The quality evaluation procedure, which I have shown in the article might be also a step in that direction. The missing element here are general quality checks with a probabilistic result for model data. Given that the scheme is at least applicable and we can think about the consequences of the results.
On the long-term I would prefer a fully automated system, which deliver for a given dataset a proper quality report. I think that this will be possible to achieve one day, but many many steps are necessary in the upcoming decades. To illustrate this I include here a little figure.
Currently the tests/parameters, priors, weights have to be defined by the data author or reviewer and therefore a scientists. The data can then be tested and in a next step the results can be analysed, for example with the help of the quality evaluation algorithm. This analysis would then modify the metadata and the enhanced dataset can then be published. To automate these steps several important developments are necessary (in the black boxes). First the automatic detection and classification of datasets. With great metadata and standardisation it might be possible even today, but without this a lot of developments are necessary. The problem is to detect from a dataset not only the type of variable, but also its spatial and temporal variability. The resulting question is, how much metadata will be necessary to generate a good automatic detection.

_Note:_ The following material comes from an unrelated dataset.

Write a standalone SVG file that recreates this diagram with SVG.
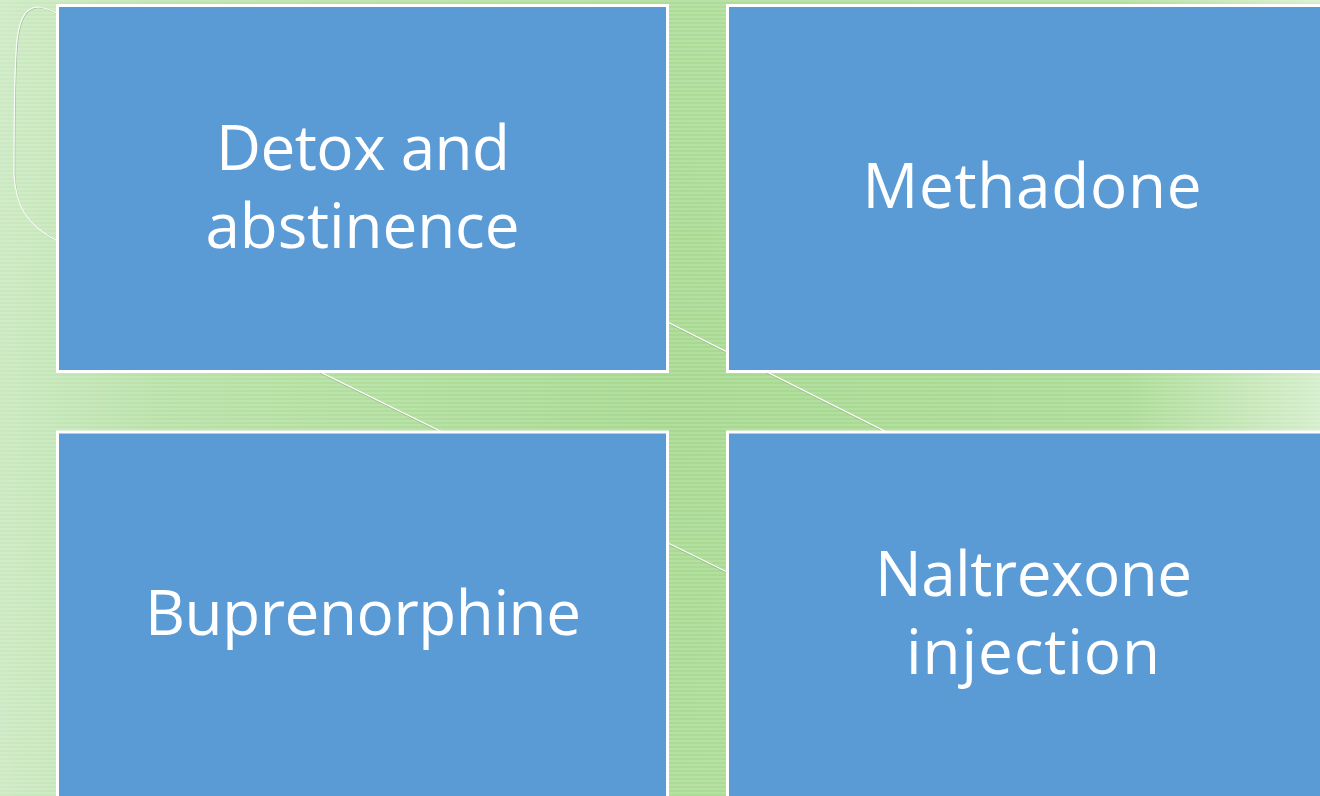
<svg xmlns="http://www.w3.org/2000/svg" width="1320" height="796" viewBox="0 0 1320 796">
  <style>
    .box { fill: #5B9BD5; stroke: #FFFFFF; stroke-width: 3; }
    .label { font-family: "Open Sans", "Liberation Sans", sans-serif; font-size: 62px; fill: #FFFFFF; text-anchor: middle; }
    .deco { fill: none; stroke: #FFFFFF; stroke-width: 1.2; stroke-opacity: 0.95; }
    .decoShadow { fill: none; stroke: #7a8f74; stroke-width: 1; stroke-opacity: 0.5; }
  </style>
  <defs>
    <linearGradient id="bgGrad" x1="0" y1="0" x2="1" y2="0">
      <stop offset="0" stop-color="#c9e8bf"/>
      <stop offset="0.12" stop-color="#b8e1a7"/>
      <stop offset="0.5" stop-color="#a6d98f"/>
      <stop offset="0.85" stop-color="#abdb95"/>
      <stop offset="1" stop-color="#d4edca"/>
    </linearGradient>
    <linearGradient id="bgVert" x1="0" y1="0" x2="0" y2="1">
      <stop offset="0" stop-color="#ffffff" stop-opacity="0.08"/>
      <stop offset="0.5" stop-color="#ffffff" stop-opacity="0"/>
      <stop offset="1" stop-color="#ffffff" stop-opacity="0.06"/>
    </linearGradient>
    <pattern id="stripes" x="0" y="0" width="8" height="4" patternUnits="userSpaceOnUse">
      <rect x="0" y="0" width="8" height="2" fill="#ffffff" fill-opacity="0.14"/>
    </pattern>
  </defs>

  <rect x="0" y="0" width="1320" height="796" fill="url(#bgGrad)"/>
  <rect x="0" y="0" width="1320" height="796" fill="url(#bgVert)"/>
  <rect x="0" y="0" width="1320" height="796" fill="url(#stripes)"/>

  <g id="decoration">
    <path class="decoShadow" d="M57,13 C48,9 43,7 37,7 C28,8 20,14 17,40 C14,70 14,140 14,175 C16,205 26,225 57,241" transform="translate(0.8,0.8)"/>
    <path class="deco" d="M57,13 C48,9 43,7 37,7 C28,8 20,14 17,40 C14,70 14,140 14,175 C16,205 26,225 57,241"/>
    <line class="decoShadow" x1="560" y1="268" x2="1000" y2="489" transform="translate(0,1)"/>
    <line class="deco" x1="560" y1="268" x2="1000" y2="489"/>
    <line class="decoShadow" x1="200" y1="313" x2="900" y2="657" transform="translate(0,1)"/>
    <line class="deco" x1="200" y1="313" x2="900" y2="657"/>
  </g>

  <g id="connectors"></g>

  <g id="node-detox">
    <rect class="box" x="57.5" y="5.5" width="610" height="366"/>
    <text class="label" x="363" y="170" textLength="294" lengthAdjust="spacing">Detox and</text>
    <text class="label" x="362.5" y="248" textLength="314" lengthAdjust="spacing">abstinence</text>
  </g>
  <g id="node-methadone">
    <rect class="box" x="727.5" y="5.5" width="610" height="366"/>
    <text class="label" x="1032" y="208" textLength="339" lengthAdjust="spacing">Methadone</text>
  </g>
  <g id="node-buprenorphine">
    <rect class="box" x="57.5" y="432" width="610" height="366"/>
    <text class="label" x="363" y="635" textLength="436" lengthAdjust="spacing">Buprenorphine</text>
  </g>
  <g id="node-naltrexone">
    <rect class="box" x="727.5" y="432" width="610" height="366"/>
    <text class="label" x="1033.5" y="596" textLength="317" lengthAdjust="spacing">Naltrexone</text>
    <text class="label" x="1033" y="674" textLength="254" lengthAdjust="spacing">injection</text>
  </g>
</svg>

The test specifications, priors and weights could be generated from past experiences. Systems are able to learn and therefore this should be a solvable problem, when a good detection has taken place and enough datasets are already tested on their quality. The quality evaluation algorithm might be developed further, since I do not claim that my version is the best solution of this problem. Nevertheless, the biggest problem is the analysis. How do we interpret the results of a quality evaluation and create a usable automatic addition to the documentation. The available information are the test specifications and priors and theoretically there could be a way to use this information to generate useful additions. Unfortunately I do not expect a solution soon on this and perhaps the whole mechanism needs a rethink to make this possible.

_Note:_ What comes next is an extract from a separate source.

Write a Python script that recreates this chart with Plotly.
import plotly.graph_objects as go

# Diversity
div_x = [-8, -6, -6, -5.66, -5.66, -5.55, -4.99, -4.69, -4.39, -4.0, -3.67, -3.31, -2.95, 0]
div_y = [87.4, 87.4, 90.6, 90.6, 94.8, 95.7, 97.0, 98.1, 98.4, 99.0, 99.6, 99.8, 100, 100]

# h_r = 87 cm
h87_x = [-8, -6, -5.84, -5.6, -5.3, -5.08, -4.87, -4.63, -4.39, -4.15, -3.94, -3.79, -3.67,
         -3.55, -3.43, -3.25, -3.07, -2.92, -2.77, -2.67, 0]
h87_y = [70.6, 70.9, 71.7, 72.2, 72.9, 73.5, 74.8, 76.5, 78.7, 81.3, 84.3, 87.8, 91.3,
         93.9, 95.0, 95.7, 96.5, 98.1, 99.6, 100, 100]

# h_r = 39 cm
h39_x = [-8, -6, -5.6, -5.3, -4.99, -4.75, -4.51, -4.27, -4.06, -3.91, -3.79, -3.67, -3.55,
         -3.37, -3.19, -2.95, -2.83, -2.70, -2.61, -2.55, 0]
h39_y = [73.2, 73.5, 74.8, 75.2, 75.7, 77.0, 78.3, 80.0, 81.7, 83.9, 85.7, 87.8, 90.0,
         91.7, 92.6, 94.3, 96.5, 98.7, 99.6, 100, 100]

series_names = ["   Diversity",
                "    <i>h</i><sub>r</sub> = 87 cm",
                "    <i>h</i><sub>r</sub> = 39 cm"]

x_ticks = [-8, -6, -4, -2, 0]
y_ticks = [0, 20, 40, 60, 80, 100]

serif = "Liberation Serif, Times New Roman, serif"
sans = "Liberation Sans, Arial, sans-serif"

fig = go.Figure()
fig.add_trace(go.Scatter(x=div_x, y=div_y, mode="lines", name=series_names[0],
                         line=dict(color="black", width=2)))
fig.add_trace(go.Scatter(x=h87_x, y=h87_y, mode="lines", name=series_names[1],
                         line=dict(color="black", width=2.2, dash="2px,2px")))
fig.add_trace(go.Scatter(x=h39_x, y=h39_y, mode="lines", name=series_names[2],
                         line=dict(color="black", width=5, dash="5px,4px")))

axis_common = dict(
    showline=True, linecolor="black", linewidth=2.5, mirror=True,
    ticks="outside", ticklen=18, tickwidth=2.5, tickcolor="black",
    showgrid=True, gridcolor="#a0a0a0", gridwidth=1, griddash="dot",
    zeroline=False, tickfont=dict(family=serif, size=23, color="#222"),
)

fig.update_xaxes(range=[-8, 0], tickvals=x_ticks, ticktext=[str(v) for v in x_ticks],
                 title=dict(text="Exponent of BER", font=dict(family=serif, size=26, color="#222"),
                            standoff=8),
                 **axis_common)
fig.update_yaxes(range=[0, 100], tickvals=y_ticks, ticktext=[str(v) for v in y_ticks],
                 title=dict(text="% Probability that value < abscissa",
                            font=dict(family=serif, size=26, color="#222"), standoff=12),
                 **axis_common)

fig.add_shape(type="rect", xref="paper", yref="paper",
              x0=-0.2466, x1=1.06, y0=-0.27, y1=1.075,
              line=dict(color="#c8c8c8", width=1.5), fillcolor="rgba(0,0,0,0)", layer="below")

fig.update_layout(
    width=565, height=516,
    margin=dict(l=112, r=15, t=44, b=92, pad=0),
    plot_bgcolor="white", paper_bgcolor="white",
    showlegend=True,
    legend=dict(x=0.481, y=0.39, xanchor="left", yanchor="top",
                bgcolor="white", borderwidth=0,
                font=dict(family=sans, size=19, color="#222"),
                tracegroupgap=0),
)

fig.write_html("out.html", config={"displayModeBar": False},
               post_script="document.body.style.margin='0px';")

Whatever the different forms of publication will look like, it might lead to severe changes in the scientific ways of work. Not only the additional workload and the opportunity to use more parts of the work already done by others, the pressure might increase. Full transparency would mean that anybody can control what have been done. That might be good for results, but will be more stress for the scientists themselves.

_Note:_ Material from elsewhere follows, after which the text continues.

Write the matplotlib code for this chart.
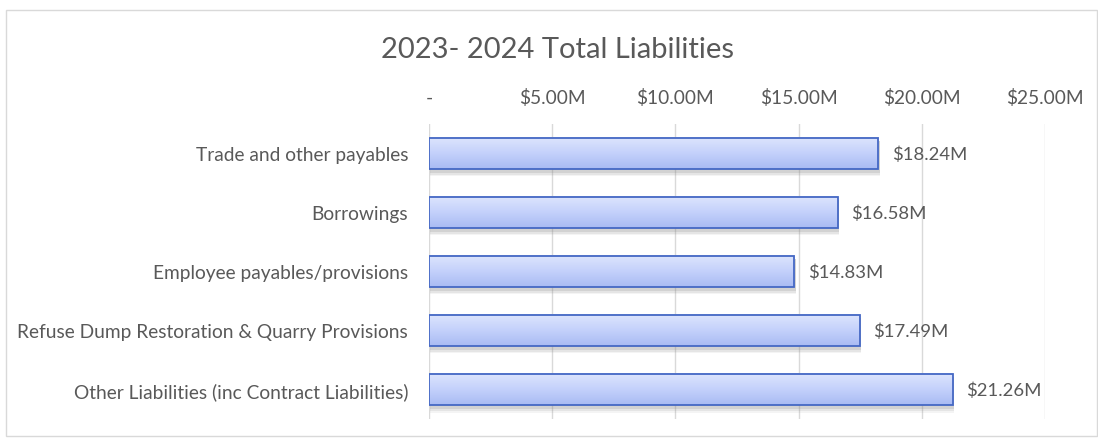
import numpy as np
import matplotlib.pyplot as plt
from matplotlib.patches import Rectangle
from matplotlib.colors import LinearSegmentedColormap

plt.rcParams['font.family'] = ['Lato', 'DejaVu Sans']

# Liabilities in $ millions
categories = [
    'Trade and other payables',
    'Borrowings',
    'Employee payables/provisions',
    'Refuse Dump Restoration & Quarry Provisions',
    'Other Liabilities (inc Contract Liabilities)',
]
values = [18.24, 16.58, 14.83, 17.49, 21.26]
ticks = [0, 5, 10, 15, 20, 25]
tick_labels = ['-', '$5.00M', '$10.00M', '$15.00M', '$20.00M', '$25.00M']

text_col = '#595959'
grid_col = '#d9d9d9'
edge_col = '#4568c4'
bar_h = 0.54

fig = plt.figure(figsize=(10.98, 4.39), dpi=100)
ax = fig.add_axes([0.3907, 0.0433, 0.561, 0.672])

# chart border
fig.patches.append(Rectangle((6 / 1098, 2 / 439), 1091 / 1098, 426 / 439,
                             transform=fig.transFigure, fill=False,
                             edgecolor='#d9d9d9', lw=1))

grad = LinearSegmentedColormap.from_list(
    'barfill', ['#dde5fd', '#c4d1fb', '#a9bbf3'])
g = np.linspace(0, 1, 64).reshape(-1, 1)

for i, v in enumerate(values):
    # soft shadow under each bar
    for k, a in zip([0.09, 0.06, 0.03], [0.08, 0.12, 0.18]):
        ax.add_patch(Rectangle((0.05, i - bar_h / 2 + 0.05), v, bar_h + k - 0.02,
                               facecolor='#7f7f7f', alpha=a, lw=0, zorder=2))
    ax.imshow(g, cmap=grad, aspect='auto', origin='upper',
              extent=(0, v, i + bar_h / 2, i - bar_h / 2), zorder=3)
    ax.add_patch(Rectangle((0, i - bar_h / 2), v, bar_h, fill=False,
                           edgecolor=edge_col, lw=1.3, zorder=4))
    ax.text(v + 0.55, i, f'${v:.2f}M', va='center', ha='left',
            fontsize=13.3, color=text_col)

ax.set_xlim(0, 25)
ax.set_ylim(4.5, -0.5)
ax.set_yticks(range(len(categories)))
ax.set_yticklabels(categories, fontsize=13.8, color=text_col)
ax.set_xticks(ticks)
ax.set_xticklabels(tick_labels, fontsize=13.8, color=text_col)
ax.xaxis.tick_top()
ax.tick_params(axis='x', length=0, pad=13)
ax.tick_params(axis='y', length=0, pad=15)
ax.grid(axis='x', color=grid_col, lw=1)
ax.set_axisbelow(True)
for s in ax.spines.values():
    s.set_visible(False)

fig.text(0.508, 0.886, '2023- 2024 Total Liabilities', ha='center', va='center',
         fontsize=21, color=text_col)

fig.savefig('out.png', dpi=100, facecolor='white')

Furthermore, nobody says that on a data publication, on a data paper, on the model paper and the journal paper always the same authors can be found. This might result into an even higher specialisation of the scientists, with positive and negative consequences. First of all would the staff, which do more technical stuff get now the opportunity for scientific acknowledgement of their work. They might be not anymore hidden on the 20th place of the journal paper, but may have a lead or at least a much better place on the other publication forms. This of cause would only work, when all forms seen as equal, which will need a lot of time. Problematic in this case is, that some will use it as an excuse not to get into every detail of their work, since they are only responsible of their own work. Science need generalists as well as specialists. Nevertheless, further specialisation is the trend of the past century and have brought a lot of advantages to science. These possible consequences has to be kept in mind by everybody who asks for more specialised forms of publication, since they will definitely change science for the good or worse.